Croydon Council has held talks with Network Rail and is to push for the switch, which it hopes will reinforce the station's role as the borough's transport hub. 

Council bosses believe the new name, alongside existing plans to install two new platforms, could help position Croydon as the economic capital of south-east England.

Council leader Tony Newman told the Croydon Guardian: "It is all part of that wider statement about the borough.

"Croydon Central says we are not at the end of some branch line somewhere, we are right in the middle of the busiest rail network in the country.

"It is about saying that we are not going to be that sleepy suburban borough that takes its share of the cuts and quietly goes away.

"We are a much bigger place - we would be the seventh largest city in the country if it was anywhere else other than the edge of London - and I think it's time we started acting like it."

He added: "We have brought it up and Network Rail seemed quite excited by the idea of it. It would be their call ultimately but we have started discussions and it is something we are very serious about."

Any name change would have to be rubber-stamped by the Department for Transport and would prove expensive.

Plans to rebrand Northampton rail station as Northampton Castle to "reflect its heritage" came under fire in April when it emerged new signs and maps would cost £200,000. 

But Nathan Elvery, Croydon Council's chief executive, said East Croydon station's current name "makes no sense whatsoever" and that the switch would boost the borough's economy.

He added: "If you don't start making your mark and being bold about things, it will just carry on and we will be seen as a continued suburb of London rather than the geographical economic hub, which we truly are for London.

"There is more commuter traffic through East Croydon than goes through Paddington and Euston every day combined.

"When you think abouit that, you realise that is major artery for trains. Croydon Central sounds right when you think about it in that sense."

Gavin Barwell, Croydon Central MP, said he did not think the change was necessary.

He added: "I'm not opposed to it but I don't have a strong view for it.

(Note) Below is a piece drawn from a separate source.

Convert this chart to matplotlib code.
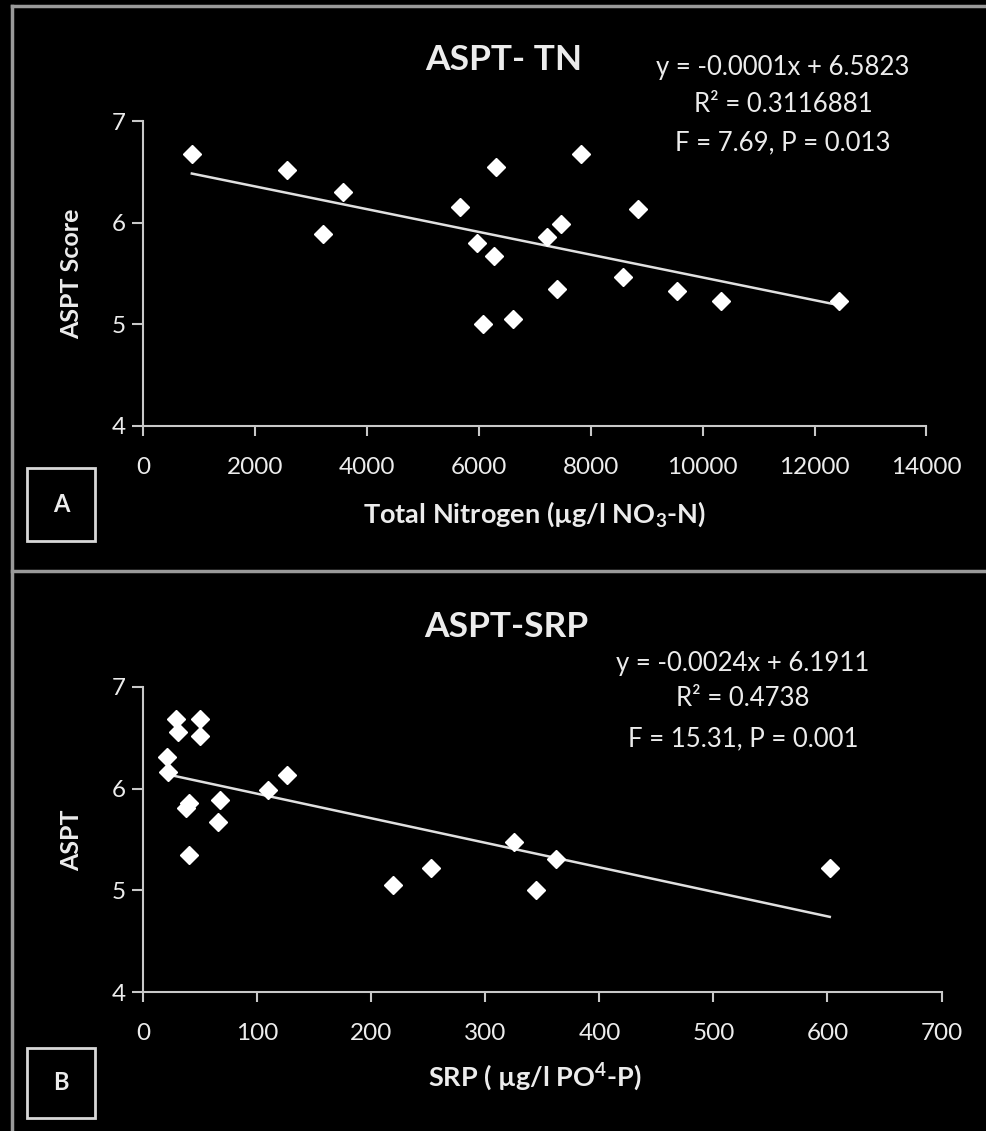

It has a pretty high profile as it as and I think people know it's Croydon's main station."

A spokesman for Network Rail said: "Decisions over station namings involve many parties, from operators, to Network Rail and the Department for Transport.

"We're working closely with the council on our plans for the Croydon and we're always happy to talk to them about the name."

Should the change go ahead, it would the second station in the town's history to bear the name Croydon Central. The first opened in Katherine Street in 1868 but closed down three years later.

It reopened in 1886 but last just another four years before shutting for good due to poor usage.